Entries with chart source code:
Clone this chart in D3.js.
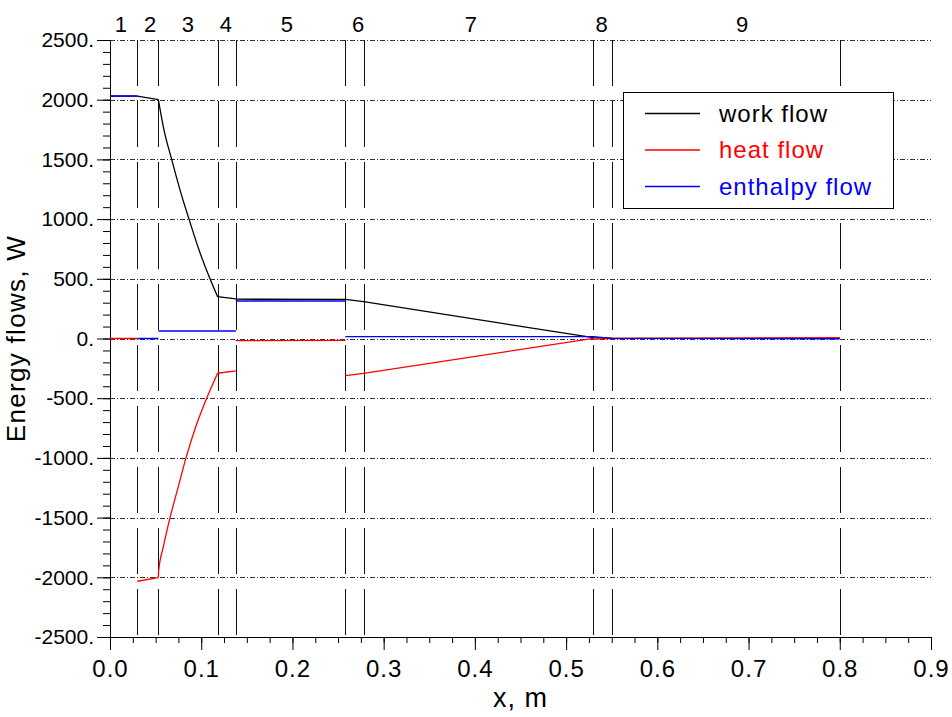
<!DOCTYPE html>
<html>
<head>
<meta charset="utf-8">
<script src="https://cdn.jsdelivr.net/npm/d3@7"></script>
<style>
  body { margin: 0; background: #fff; }
  text { font-family: "Liberation Sans", Arial, sans-serif; }
</style>
</head>
<body>
<script>
// section boundaries along the channel (m) and their labels
const regionBounds = [0.03, 0.053, 0.118, 0.138, 0.258, 0.278, 0.53, 0.55, 0.80];
const regionLabels = ["1", "2", "3", "4", "5", "6", "7", "8", "9"];
const regionLabelX = [0.012, 0.044, 0.0855, 0.127, 0.194, 0.272, 0.3955, 0.539, 0.693];

// tick values
const xTicks = [0, 0.1, 0.2, 0.3, 0.4, 0.5, 0.6, 0.7, 0.8, 0.9];
const yTicks = [-2500, -2000, -1500, -1000, -500, 0, 500, 1000, 1500, 2000, 2500];

// series, null = break (corner or jump between sections)
const workFlow = [
  [0, 2030], [0.03, 2030], null,
  [0.03, 2030], [0.053, 2000], null,
  [0.053, 2000], [0.0592, 1746], [0.0676, 1500], [0.0768, 1243], [0.0866, 1000], [0.0976, 741], [0.1096, 500], [0.118, 350], null,
  [0.118, 350], [0.138, 331], null,
  [0.138, 329], [0.258, 327], null,
  [0.258, 327], [0.278, 308], null,
  [0.278, 308], [0.53, 7], null,
  [0.53, 7], [0.55, 2], null,
  [0.55, 2], [0.80, 1]
];
const heatFlow = [
  [0, 0], [0.03, 0], null,
  [0.03, -2033], [0.053, -2002], null,
  [0.053, -2002], [0.0533, -1950], [0.0585, -1744], [0.0658, -1500], [0.0749, -1241], [0.0833, -1000], [0.094, -739], [0.106, -500], [0.118, -291], null,
  [0.118, -291], [0.138, -272], null,
  [0.138, -18], [0.258, -16], null,
  [0.258, -311], [0.278, -292], null,
  [0.278, -292], [0.53, 1], null,
  [0.53, -6], [0.55, 0], null,
  [0.55, 0], [0.80, 7]
];
const enthalpyFlow = [
  [0, 2031], [0.03, 2031], null,
  [0.03, 0], [0.053, 0], null,
  [0.053, 63], [0.138, 63], null,
  [0.138, 314], [0.258, 314], null,
  [0.258, 16], [0.53, 15], null,
  [0.53, 15], [0.55, 1], null,
  [0.55, 1], [0.80, -2]
];

const legendItems = [
  {name: "work flow", color: "#000000", data: workFlow},
  {name: "heat flow", color: "#ff0000", data: heatFlow},
  {name: "enthalpy flow", color: "#0000ff", data: enthalpyFlow}
];

const margin = {top: 40, right: 21, bottom: 80, left: 110};
const width = 952 - margin.left - margin.right;
const height = 717 - margin.top - margin.bottom;

var xScale = d3.scaleLinear().domain([0, 0.9]).range([0, width]);
var yScale = d3.scaleLinear().domain([-2500, 2500]).range([height, 0]);

var svg = d3.select("body").append("svg")
    .attr("width", 952)
    .attr("height", 717)
  .append("g")
    .attr("transform", "translate(" + margin.left + "," + margin.top + ")");

// horizontal dash-dot grid
svg.selectAll(".grid")
    .data(yTicks.filter(d => d > -2500))
  .enter().append("line")
    .attr("class", "grid")
    .attr("x1", 0)
    .attr("x2", width)
    .attr("y1", d => Math.round(yScale(d)) + 0.5)
    .attr("y2", d => Math.round(yScale(d)) + 0.5)
    .attr("stroke", "#333")
    .attr("stroke-width", 1)
    .attr("stroke-dasharray", "5,2,1,2");

// section boundaries
svg.selectAll(".bound")
    .data(regionBounds)
  .enter().append("line")
    .attr("class", "bound")
    .attr("x1", d => Math.round(xScale(d)) + 0.5)
    .attr("x2", d => Math.round(xScale(d)) + 0.5)
    .attr("y1", 0)
    .attr("y2", height)
    .attr("stroke", "#111")
    .attr("stroke-width", 1)
    .attr("stroke-dasharray", "46,15");

// section numbers above the plot
svg.selectAll(".rlabel")
    .data(regionLabels)
  .enter().append("text")
    .attr("class", "rlabel")
    .attr("x", (d, i) => xScale(regionLabelX[i]))
    .attr("y", -8)
    .attr("text-anchor", "middle")
    .style("font-size", "22px")
    .text(d => d);

// axes
var yMinor = d3.range(-2500, 2501, 100);
var xMinor = d3.range(0, 0.9001, 0.025);

svg.append("g")
    .attr("class", "y minor")
    .call(d3.axisLeft(yScale).tickValues(yMinor).tickSize(7).tickSizeOuter(0).tickFormat(""))
    .call(g => g.select(".domain").remove());

svg.append("g")
    .attr("class", "y axis")
    .call(d3.axisLeft(yScale).tickValues(yTicks).tickSize(13).tickSizeOuter(0).tickPadding(3)
        .tickFormat(d => d + "."))
    .call(g => g.selectAll("text").style("font-size", "21px").attr("fill", "#000"));

svg.append("g")
    .attr("class", "x minor")
    .attr("transform", "translate(0," + height + ")")
    .call(d3.axisBottom(xScale).tickValues(xMinor).tickSize(6).tickSizeOuter(0).tickFormat(""))
    .call(g => g.select(".domain").remove());

svg.append("g")
    .attr("class", "x axis")
    .attr("transform", "translate(0," + height + ")")
    .call(d3.axisBottom(xScale).tickValues(xTicks).tickSize(13).tickSizeOuter(0).tickPadding(10)
        .tickFormat(d3.format(".1f")))
    .call(g => g.selectAll("text").style("font-size", "24px").style("letter-spacing", "1px").attr("fill", "#000"));

svg.selectAll(".axis path, .axis line, .minor line").attr("stroke", "#000");

// axis titles
svg.append("text")
    .attr("x", width / 2)
    .attr("y", height + 70)
    .attr("text-anchor", "middle")
    .style("font-size", "27px")
    .style("letter-spacing", "1px")
    .text("x, m");

svg.append("text")
    .attr("transform", "translate(" + (-85) + "," + (height / 2) + ") rotate(-90)")
    .attr("text-anchor", "middle")
    .style("font-size", "26px")
    .style("letter-spacing", "1.3px")
    .text("Energy flows, W");

// series
var line = d3.line()
    .defined(d => d !== null)
    .x(d => xScale(d[0]))
    .y(d => yScale(d[1]))
    .curve(d3.curveMonotoneX);

svg.selectAll(".series")
    .data(legendItems)
  .enter().append("path")
    .attr("class", "series")
    .attr("d", d => line(d.data))
    .attr("fill", "none")
    .attr("stroke", d => d.color)
    .attr("stroke-width", 1.3);

// legend
var legend = svg.append("g")
    .attr("transform", "translate(" + (623 - margin.left) + "," + (92 - margin.top) + ")");

legend.append("rect")
    .attr("x", 0.5)
    .attr("y", 0.5)
    .attr("width", 270)
    .attr("height", 116)
    .attr("fill", "#fff")
    .attr("stroke", "#000")
    .attr("stroke-width", 1);

var rows = legend.selectAll(".lrow")
    .data(legendItems)
  .enter().append("g")
    .attr("class", "lrow")
    .attr("transform", (d, i) => "translate(0," + (21.5 + i * 36.5) + ")");

rows.append("line")
    .attr("x1", 22)
    .attr("x2", 77)
    .attr("stroke", d => d.color)
    .attr("stroke-width", 1.3);

rows.append("text")
    .attr("x", 96)
    .attr("dy", "0.35em")
    .style("font-size", "24px")
    .style("letter-spacing", "1px")
    .attr("fill", d => d.color)
    .text(d => d.name);
</script>
</body>
</html>
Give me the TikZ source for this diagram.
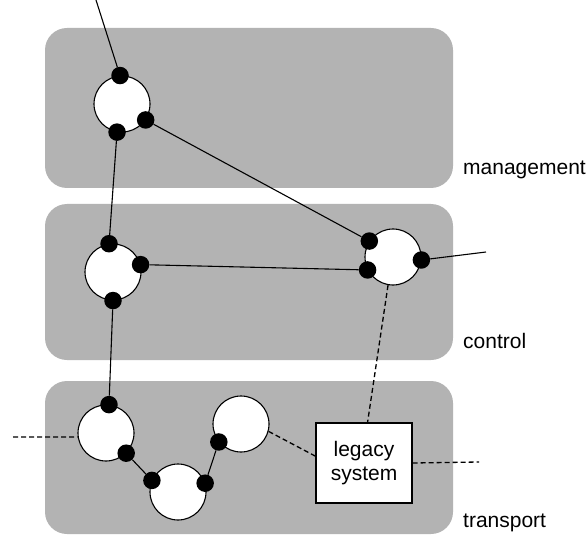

▶ **Problem to solve**
Search the records for the word "this" and copy every line where it occurs.

▶ **Problem solution**
Clone this chart in D3.js.
Give me the TikZ source for this diagram.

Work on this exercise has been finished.